With his pad in hand, the waiter then went around the table and jotted down the other orders.

  “Crabmeat sandwich,” said the first.

  “Same,” said the second.

  “Me, too,” said the third.

  “Crabmeat sandwich,” said the fourth.

  “Same here,” said the fifth.

  “Crabmeat sandwich,” said the sixth.

  All eyes then fell on Joe. He looked up from his menu and said, “Get me a hamburger.”

  Hand would remember years later, “The mayor said to me, ‘I like that Frazier.’ I said, ‘I thought you would.’ And he said, ‘No, all these asses eat what I eat. He had the balls to stand up and say he wanted a hamburger.’”

  The old detective held his forefinger and thumb an inch apart and added, “They became that close.”

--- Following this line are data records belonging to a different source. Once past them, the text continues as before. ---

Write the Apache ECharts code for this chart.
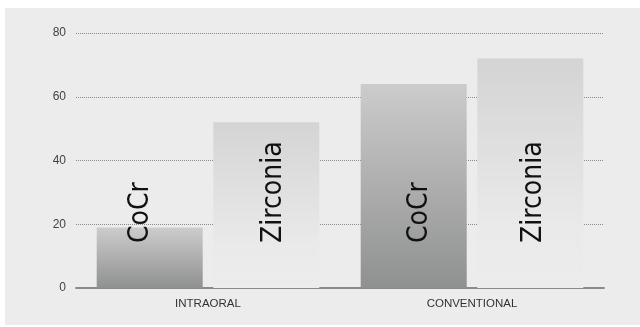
<!DOCTYPE html>
<html>
<head>
<meta charset="utf-8">
<script src="https://cdn.jsdelivr.net/npm/echarts@6/dist/echarts.min.js"></script>
<style>
  html, body { margin: 0; padding: 0; background: #ffffff; width: 640px; height: 327px; overflow: hidden; }
  #chart { position: absolute; left: 5px; top: 8px; width: 635px; height: 317px; background: #ececec; }
</style>
</head>
<body>
<div id="chart"></div>
<script>
// ---- data ----
const categories = ['INTRAORAL', 'CONVENTIONAL'];
const seriesNames = ['CoCr', 'Zirconia'];
const cocrValues = [19, 64];
const zirconiaValues = [52, 72];
const yTicks = [0, 20, 40, 60, 80];

// ---- style (horizontal label nudges, px) ----
const labelNudge = { CoCr: [-9, 6], Zirconia: [7, 3] };

const chart = echarts.init(document.getElementById('chart'), null, { renderer: 'canvas' });

function labelFor(name, i) {
  return {
    show: true,
    formatter: name,
    position: 'insideBottom',
    distance: 45,
    rotate: 90,
    align: 'left',
    verticalAlign: 'middle',
    offset: [0, labelNudge[name][i]],
    color: '#111',
    fontSize: 28,
    fontFamily: '"DejaVu Sans Condensed", "Liberation Sans Narrow", "Liberation Sans", Arial, sans-serif'
  };
}

const cocrGrad = new echarts.graphic.LinearGradient(0, 0, 0, 1, [
  { offset: 0, color: '#cccccc' },
  { offset: 1, color: '#8f9090' }
]);
const zirGrad = new echarts.graphic.LinearGradient(0, 0, 0, 1, [
  { offset: 0, color: '#d4d4d4' },
  { offset: 0.75, color: '#eaeaea' },
  { offset: 1, color: '#ececec' }
]);

chart.setOption({
  animation: false,
  backgroundColor: '#ececec',
  grid: { left: 71, right: 36, top: 25, bottom: 37, containLabel: false },
  xAxis: {
    type: 'category',
    data: categories,
    axisLine: { show: true, lineStyle: { color: '#8a8a8a', width: 2 } },
    axisTick: { show: false },
    axisLabel: { color: '#333', fontSize: 11.5, margin: 10, fontFamily: '"Liberation Sans", Arial, sans-serif' }
  },
  yAxis: {
    type: 'value',
    min: yTicks[0],
    max: yTicks[yTicks.length - 1],
    interval: 20,
    axisLine: { show: false },
    axisTick: { show: false },
    axisLabel: { color: '#444', fontSize: 12, margin: 10, fontFamily: '"Liberation Sans", Arial, sans-serif' },
    splitLine: { show: true, lineStyle: { color: '#8a8a8a', type: [1, 1], width: 1 } }
  },
  series: [
    {
      name: seriesNames[0],
      type: 'bar',
      barWidth: 106,
      barGap: '10%',
      z: 3,
      itemStyle: { color: cocrGrad },
      data: cocrValues.map((v, i) => ({ value: v, label: labelFor('CoCr', i) }))
    },
    {
      name: seriesNames[1],
      type: 'bar',
      barWidth: 106,
      barGap: '10%',
      z: 3,
      itemStyle: { color: zirGrad },
      data: zirconiaValues.map((v, i) => ({ value: v, label: labelFor('Zirconia', i) }))
    }
  ]
});
</script>
</body>
</html>
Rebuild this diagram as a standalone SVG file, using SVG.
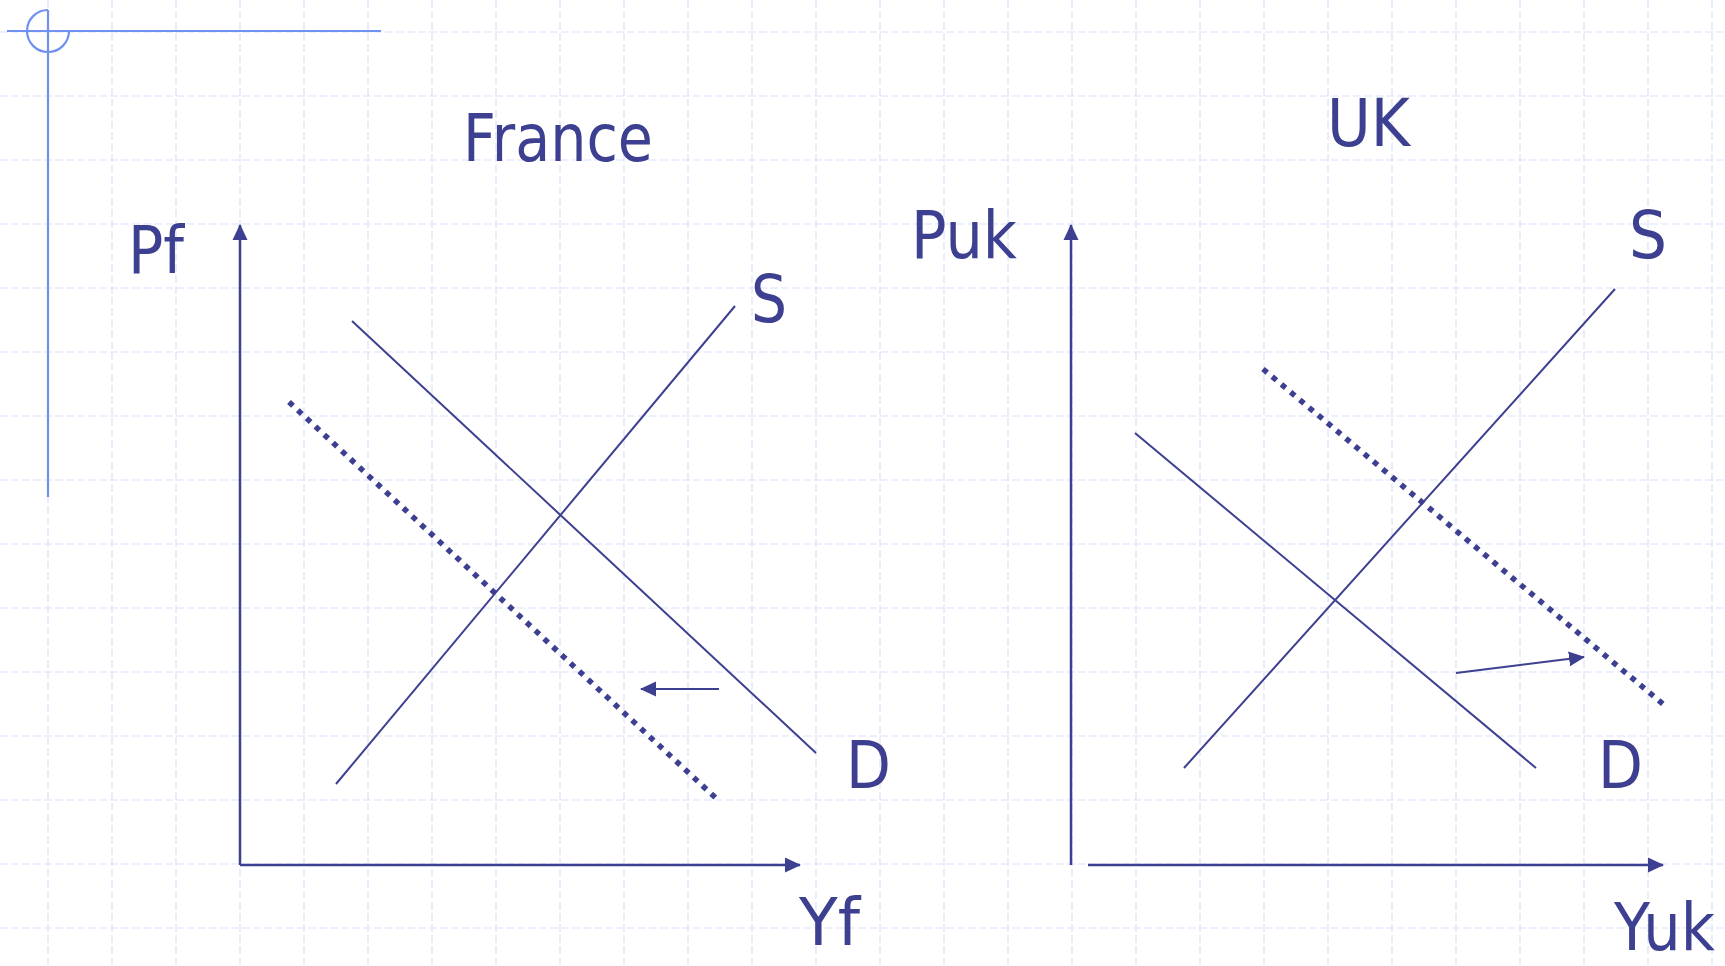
<svg xmlns="http://www.w3.org/2000/svg" width="1725" height="966" viewBox="0 0 1725 966">
<defs>
<style>
.grid line{stroke:#d9e1fb;stroke-width:1.2;stroke-dasharray:8 3}
.orn{stroke:#7191f0;stroke-width:2.2;fill:none}
.lbl{font-family:"DejaVu Sans","Liberation Sans",sans-serif;font-size:65px;fill:#3d4090}
.axis{stroke:#3d4090;stroke-width:2.5;fill:none}
.curve{stroke:#3d4090;stroke-width:2;fill:none}
.dots{stroke:#3d4090;stroke-width:5.5;stroke-dasharray:5.5 6.5;fill:none}
.shift{stroke:#3d4090;stroke-width:2;fill:none}
</style>
<marker id="ah" markerUnits="userSpaceOnUse" markerWidth="16" markerHeight="16" viewBox="0 0 16 16" refX="15" refY="8" orient="auto">
<path d="M0,0.5 L16,8 L0,15.5 Z" fill="#3d4090"/>
</marker>
</defs>
<rect width="1725" height="966" fill="#ffffff"/>
<g class="grid" id="grid">
<line x1="48" y1="0" x2="48" y2="966"/><line x1="112" y1="0" x2="112" y2="966"/><line x1="176" y1="0" x2="176" y2="966"/><line x1="240" y1="0" x2="240" y2="966"/><line x1="304" y1="0" x2="304" y2="966"/><line x1="368" y1="0" x2="368" y2="966"/><line x1="432" y1="0" x2="432" y2="966"/><line x1="496" y1="0" x2="496" y2="966"/><line x1="560" y1="0" x2="560" y2="966"/><line x1="624" y1="0" x2="624" y2="966"/><line x1="688" y1="0" x2="688" y2="966"/><line x1="752" y1="0" x2="752" y2="966"/><line x1="816" y1="0" x2="816" y2="966"/><line x1="880" y1="0" x2="880" y2="966"/><line x1="944" y1="0" x2="944" y2="966"/><line x1="1008" y1="0" x2="1008" y2="966"/><line x1="1072" y1="0" x2="1072" y2="966"/><line x1="1136" y1="0" x2="1136" y2="966"/><line x1="1200" y1="0" x2="1200" y2="966"/><line x1="1264" y1="0" x2="1264" y2="966"/><line x1="1328" y1="0" x2="1328" y2="966"/><line x1="1392" y1="0" x2="1392" y2="966"/><line x1="1456" y1="0" x2="1456" y2="966"/><line x1="1520" y1="0" x2="1520" y2="966"/><line x1="1584" y1="0" x2="1584" y2="966"/><line x1="1648" y1="0" x2="1648" y2="966"/><line x1="1712" y1="0" x2="1712" y2="966"/>
<line x1="0" y1="32" x2="1725" y2="32"/><line x1="0" y1="96" x2="1725" y2="96"/><line x1="0" y1="160" x2="1725" y2="160"/><line x1="0" y1="224" x2="1725" y2="224"/><line x1="0" y1="288" x2="1725" y2="288"/><line x1="0" y1="352" x2="1725" y2="352"/><line x1="0" y1="416" x2="1725" y2="416"/><line x1="0" y1="480" x2="1725" y2="480"/><line x1="0" y1="544" x2="1725" y2="544"/><line x1="0" y1="608" x2="1725" y2="608"/><line x1="0" y1="672" x2="1725" y2="672"/><line x1="0" y1="736" x2="1725" y2="736"/><line x1="0" y1="800" x2="1725" y2="800"/><line x1="0" y1="864" x2="1725" y2="864"/><line x1="0" y1="928" x2="1725" y2="928"/>
</g>
<g id="ornament" class="orn">
<line x1="7" y1="31" x2="381" y2="31"/>
<line x1="48" y1="10" x2="48" y2="497"/>
<path d="M48,10 A21,21 0 1 0 69,31"/>
</g>
<g id="france-title"><text class="lbl" x="463" y="161" textLength="190" lengthAdjust="spacingAndGlyphs">France</text></g>
<g id="france-pf"><text class="lbl" x="128" y="273" textLength="56" lengthAdjust="spacingAndGlyphs">Pf</text></g>
<g id="france-s"><text class="lbl" x="751" y="322" textLength="36" lengthAdjust="spacingAndGlyphs">S</text></g>
<g id="france-d"><text class="lbl" x="846" y="788" textLength="45" lengthAdjust="spacingAndGlyphs">D</text></g>
<g id="france-yf"><text class="lbl" x="799" y="945" textLength="61" lengthAdjust="spacingAndGlyphs">Yf</text></g>
<g id="uk-title"><text class="lbl" x="1327" y="146" textLength="83" lengthAdjust="spacingAndGlyphs">UK</text></g>
<g id="uk-puk"><text class="lbl" x="911" y="258" textLength="106" lengthAdjust="spacingAndGlyphs">Puk</text></g>
<g id="uk-s"><text class="lbl" x="1629" y="258" textLength="38" lengthAdjust="spacingAndGlyphs">S</text></g>
<g id="uk-d"><text class="lbl" x="1598" y="788" textLength="45" lengthAdjust="spacingAndGlyphs">D</text></g>
<g id="uk-yuk"><text class="lbl" x="1614" y="950" textLength="101" lengthAdjust="spacingAndGlyphs">Yuk</text></g>
<g id="connectors">
<line class="axis" x1="240" y1="865" x2="240" y2="225" marker-end="url(#ah)"/>
<line class="axis" x1="240" y1="865" x2="800" y2="865" marker-end="url(#ah)"/>
<line class="curve" x1="352" y1="321" x2="816" y2="753"/>
<line class="curve" x1="336" y1="784" x2="735" y2="306"/>
<line class="dots" x1="289" y1="402" x2="719" y2="801"/>
<line class="shift" x1="719" y1="689" x2="641" y2="689" marker-end="url(#ah)"/>
<line class="axis" x1="1071" y1="865" x2="1071" y2="225" marker-end="url(#ah)"/>
<line class="axis" x1="1088" y1="865" x2="1663" y2="865" marker-end="url(#ah)"/>
<line class="curve" x1="1135" y1="433" x2="1536" y2="768"/>
<line class="curve" x1="1184" y1="768" x2="1615" y2="289"/>
<line class="dots" x1="1263" y1="369" x2="1663" y2="704"/>
<line class="shift" x1="1456" y1="673" x2="1584" y2="657" marker-end="url(#ah)"/>
</g>
</svg>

  Chances are that Frazier would have had a far different view of his dining companion had his circumstances remained unchanged from his youth. To begin with, he would have been busing the table, not sitting at it. But Frazier would not or could not see beyond the avuncular charm of Rizzo, who presided over a police force that was held in widespread scorn for its brutality. Upon his appointment by Mayor James H. J. Tate as police commissioner in May 1967, Rizzo announced, “Hoodlums have no license to burn and sack Philadelphia in the name of civil liberties and civil rights activities.” He labeled his predecessor, Howard Leary, a “gutless bastard” for his handling of the 1964 Columbia Avenue riots; Rizzo had urged him to allow the police to “unholster” their firearms. Although Philadelphia would be spared the havoc that engulfed Detroit (forty dead) and Newark (twenty-five dead) in the summer of 1967, Rizzo found himself at the epicenter of what would be called “a police riot” that November, as thirty-five hundred students protested in front of the Board of Education to demand courses on African American history. At the height of the disturbance, during which twenty-two people were injured and fifty-seven were arrested, the Cisco Kid shouted, “Get their black asses!” Charges of racism would anger Rizzo as the years passed—he promoted blacks on the force and said he counted them among his “friends”—yet in their 1977 book, The Cop Who Would Be King: The Honorable Frank Rizzo, authors Joseph R. Daughen and Peter Binzen observed: “Rizzo sought to capitalize on the antagonism that his supporters harbored for black demonstrators. It was a tactic he would use again and again. Ignore the criticism. Attack the critics and their friends. Turn it into an us-against-them situation.”